T-SQL Tuesday #133: What (Else) Have I Learned from Presenting?

Thank you Lisa Griffin for the invitation to December month of T-SQL Tuesday.

After I started presenting, I learned many technical concepts but here I would like to quickly mention couple of them:

  1. Memory grant connections are stored in a memory component in the SQL Server which is called as Fixed memory. As the fixed memory cannot be expanded or shrinked when there is a memory pressure, SQL server requests the other components of memory like for example, evict the plans out of the plan cache and dirty pages out of the buffer pool to release the memory as memory grants for executing the queries. These memory grants are allocated before the query goes to the execution phase. Memory grants for any query are allocated based on the hashes, sorts in the execution plan and Cardinality estimates. When there are many queries requesting more memory and when the Fixed memory is already full, these other memory components releases the memory as there is an internal pressure with in the SQL Server.
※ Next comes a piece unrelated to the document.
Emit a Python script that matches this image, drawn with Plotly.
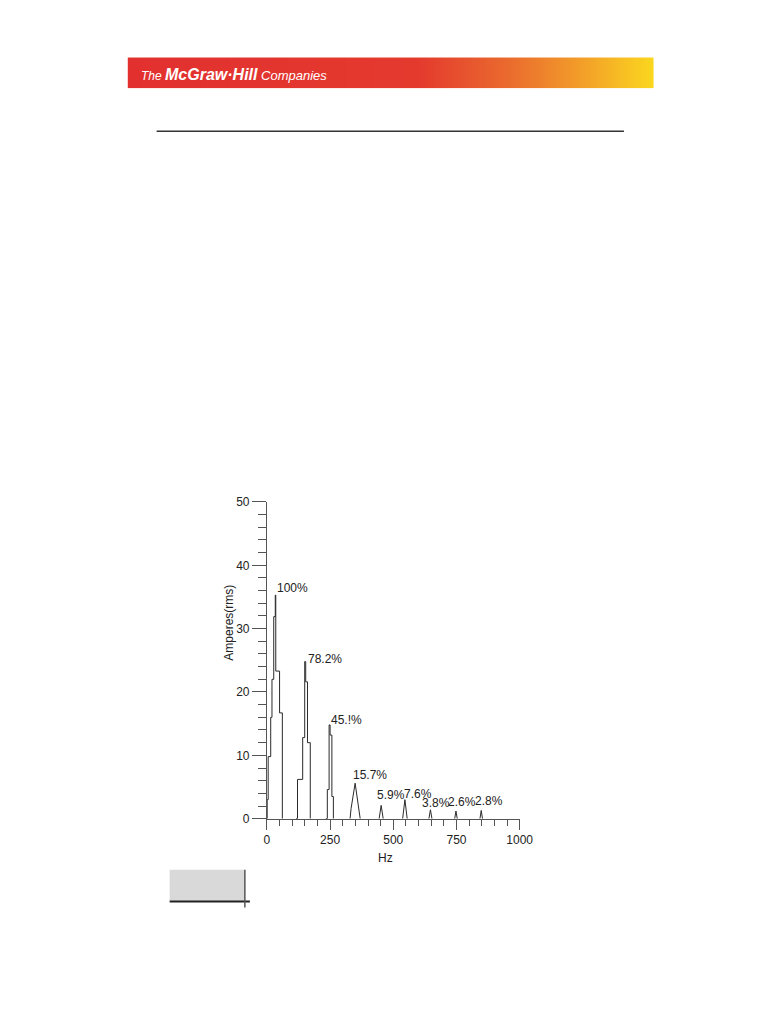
import plotly.graph_objects as go

# page is 781x1024; the html body keeps an 8 px margin, so the figure is 16 px smaller
PAGE_W, PAGE_H, BODY = 781, 1024, 8
W, H = PAGE_W - 2 * BODY, PAGE_H - 2 * BODY
# measured relation between figure pixels and the photographed page
SX, OX = 0.975, 11.8
SY, OY = 0.987, 14.6

# ---- data ----
# stepped outlines: bin edge (Hz) -> amplitude (A rms) from that edge on
fund_hz = [0, 1, 5, 15, 20, 27, 33, 35, 50, 61]
fund_amp = [0, 3.0, 9.8, 16.0, 22.0, 31.9, 35.3, 23.3, 16.7, 0]

h3_hz = [115, 121, 141.5, 149.5, 153.5, 160.5, 171.5]
h3_amp = [0, 6.2, 12.8, 24.8, 21.6, 12.0, 0]

h5_hz = [233, 239, 246, 250, 257, 263]
h5_amp = [0, 4.6, 14.8, 13.2, 3.5, 0]

# sharper peaks drawn point-to-point
h7_hz = [329, 333, 349, 365, 369]
h7_amp = [0, 1.6, 5.6, 0.8, 0]
h9_hz = [444, 452, 460]
h9_amp = [0, 2.1, 0]
h11_hz = [537, 546, 555]
h11_amp = [0, 3.0, 0]
h13_hz = [641, 647, 653]
h13_amp = [0, 1.4, 0]
h15_hz = [743, 748, 753]
h15_amp = [0, 1.2, 0]
h17_hz = [843, 848, 853]
h17_amp = [0, 1.3, 0]

pct_labels = ["100%", "78.2%", "45.!%", "15.7%", "5.9%", "7.6%", "3.8%", "2.6%", "2.8%"]

x_ticks = [0, 250, 500, 750, 1000]
y_ticks = [0, 10, 20, 30, 40, 50]


def px(x):
    return ((x - OX) / SX) / W


def py(y):
    return 1 - ((y - OY) / SY) / H


LINE = "#2a2a2a"
AX = "#555555"
FONT = "Liberation Sans, Arial, sans-serif"

fig = go.Figure()

for xs, ys in [(fund_hz, fund_amp), (h3_hz, h3_amp), (h5_hz, h5_amp)]:
    fig.add_trace(go.Scatter(x=xs, y=ys, mode="lines", line=dict(color=LINE, width=1, shape="hv"),
                             showlegend=False, hoverinfo="skip"))
for xs, ys in [(h7_hz, h7_amp), (h9_hz, h9_amp), (h11_hz, h11_amp), (h13_hz, h13_amp),
               (h15_hz, h15_amp), (h17_hz, h17_amp)]:
    fig.add_trace(go.Scatter(x=xs, y=ys, mode="lines", line=dict(color=LINE, width=1),
                             showlegend=False, hoverinfo="skip"))

# labels anchored on each peak
peaks = [(fund_hz, fund_amp), (h3_hz, h3_amp), (h5_hz, h5_amp), (h7_hz, h7_amp), (h9_hz, h9_amp),
         (h11_hz, h11_amp), (h13_hz, h13_amp), (h15_hz, h15_amp), (h17_hz, h17_amp)]
shifts = [(0, 7), (1, 3), (0, 5), (-4, 8), (-6, 10), (-3, 6), (-10, 7), (-10, 9), (-8, 9)]
for lab, (xs, ys), (dx, dy) in zip(pct_labels, peaks, shifts):
    i = max(range(len(ys)), key=lambda k: ys[k])
    fig.add_annotation(x=xs[i], y=ys[i], xref="x", yref="y", text=lab, showarrow=False,
                       xanchor="left", yanchor="middle", xshift=dx, yshift=dy,
                       font=dict(family=FONT, size=12, color="#222"))

# banner gradient (heatmap on its own axes)
fig.add_trace(go.Heatmap(z=[[0, 1], [0, 1]], x=[0, 1], y=[0, 1], xaxis="x2", yaxis="y2",
                         zsmooth="best", showscale=False, hoverinfo="skip",
                         colorscale=[[0, "#E2302F"], [0.55, "#E43A2E"], [0.72, "#EA6A2E"],
                                     [0.85, "#F29A2A"], [1, "#FBD81E"]]))

fig.update_layout(
    width=W, height=H, margin=dict(l=0, r=0, t=0, b=0),
    paper_bgcolor="white", plot_bgcolor="rgba(0,0,0,0)",
    font=dict(family=FONT, size=12, color="#222"),
    xaxis=dict(domain=[px(267), px(519)], range=[0, 1000], showgrid=False, zeroline=False,
               showline=True, linecolor=AX, linewidth=1,
               tickmode="array", tickvals=x_ticks, ticktext=[str(v) for v in x_ticks],
               ticks="outside", ticklen=10, tickcolor=AX, tickwidth=1,
               minor=dict(dtick=50, ticklen=6, ticks="outside", tickcolor=AX, tickwidth=1, showgrid=False),
               tickfont=dict(size=12, color="#222")),
    yaxis=dict(domain=[py(819), py(502)], range=[0, 50], showgrid=False, zeroline=False,
               showline=True, linecolor=AX, linewidth=1,
               tickmode="array", tickvals=y_ticks, ticktext=[str(v) for v in y_ticks],
               ticks="outside", ticklen=14, tickcolor=AX, tickwidth=1,
               minor=dict(dtick=2, ticklen=8, ticks="outside", tickcolor=AX, tickwidth=1, showgrid=False),
               tickfont=dict(size=12, color="#222")),
    xaxis2=dict(domain=[px(128), px(653)], range=[0, 1], visible=False, fixedrange=True, anchor="y2"),
    yaxis2=dict(domain=[py(88), py(57)], range=[0, 1], visible=False, fixedrange=True, anchor="x2"),
)

# axis titles
fig.add_annotation(x=px(385), y=py(858), xref="paper", yref="paper", text="Hz", showarrow=False,
                   xanchor="center", yanchor="middle",
                   font=dict(family=FONT, size=12, color="#222"))
fig.add_annotation(x=px(229), y=py(623), xref="paper", yref="paper", text="Amperes(rms)",
                   showarrow=False, textangle=-90, xanchor="center", yanchor="middle",
                   font=dict(family=FONT, size=12, color="#222"))

# banner text
fig.add_annotation(x=px(139), y=py(74), xref="paper", yref="paper", xanchor="left", yanchor="middle",
                   showarrow=False,
                   text="<i><span style='font-size:12px'>The </span><b><span style='font-size:16px'>McGraw·Hill</span></b>"
                        "<span style='font-size:13px'> Companies</span></i>",
                   font=dict(family=FONT, size=13, color="white"))

# page rule and bottom box
fig.add_shape(type="line", xref="paper", yref="paper", x0=px(157), x1=px(623), y0=py(131), y1=py(131),
              line=dict(color="#333", width=1.5))
fig.add_shape(type="rect", xref="paper", yref="paper", x0=px(170), x1=px(245), y0=py(902), y1=py(870),
              fillcolor="#D9D9D9", line=dict(width=0), layer="below")
fig.add_shape(type="line", xref="paper", yref="paper", x0=px(170), x1=px(250), y0=py(902), y1=py(902),
              line=dict(color="#222", width=2))
fig.add_shape(type="line", xref="paper", yref="paper", x0=px(245), x1=px(245), y0=py(870), y1=py(908),
              line=dict(color="#555", width=1.5))

fig.write_html("out.html")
Once the memory grant is allocated to the query, the memory will only be released once the query execution completes. Resource Semaphore is responsible for satisfying memory grant requests while keeping overall memory grant usages within the server limit.
  2. Redundant joins between the tables will be only removed by the SQL Server automatically on the background only if the referential integrity is maintained by the foreign key constraint defined between both the tables. If there is no Constraint defined, then as SQL Server doesn’t know about the relationship between two tables, SQL Server will perform a join scanning one table to find matching values from other table.
  3. SQL Server needs a NOEXPAND hint to create a query plan that uses an indexed view. When NOEXPAND is specified, automatic stats are created on index view same as it happens with the ordinary tables.

I would also like to hear from other community members of what else they have learned from presenting!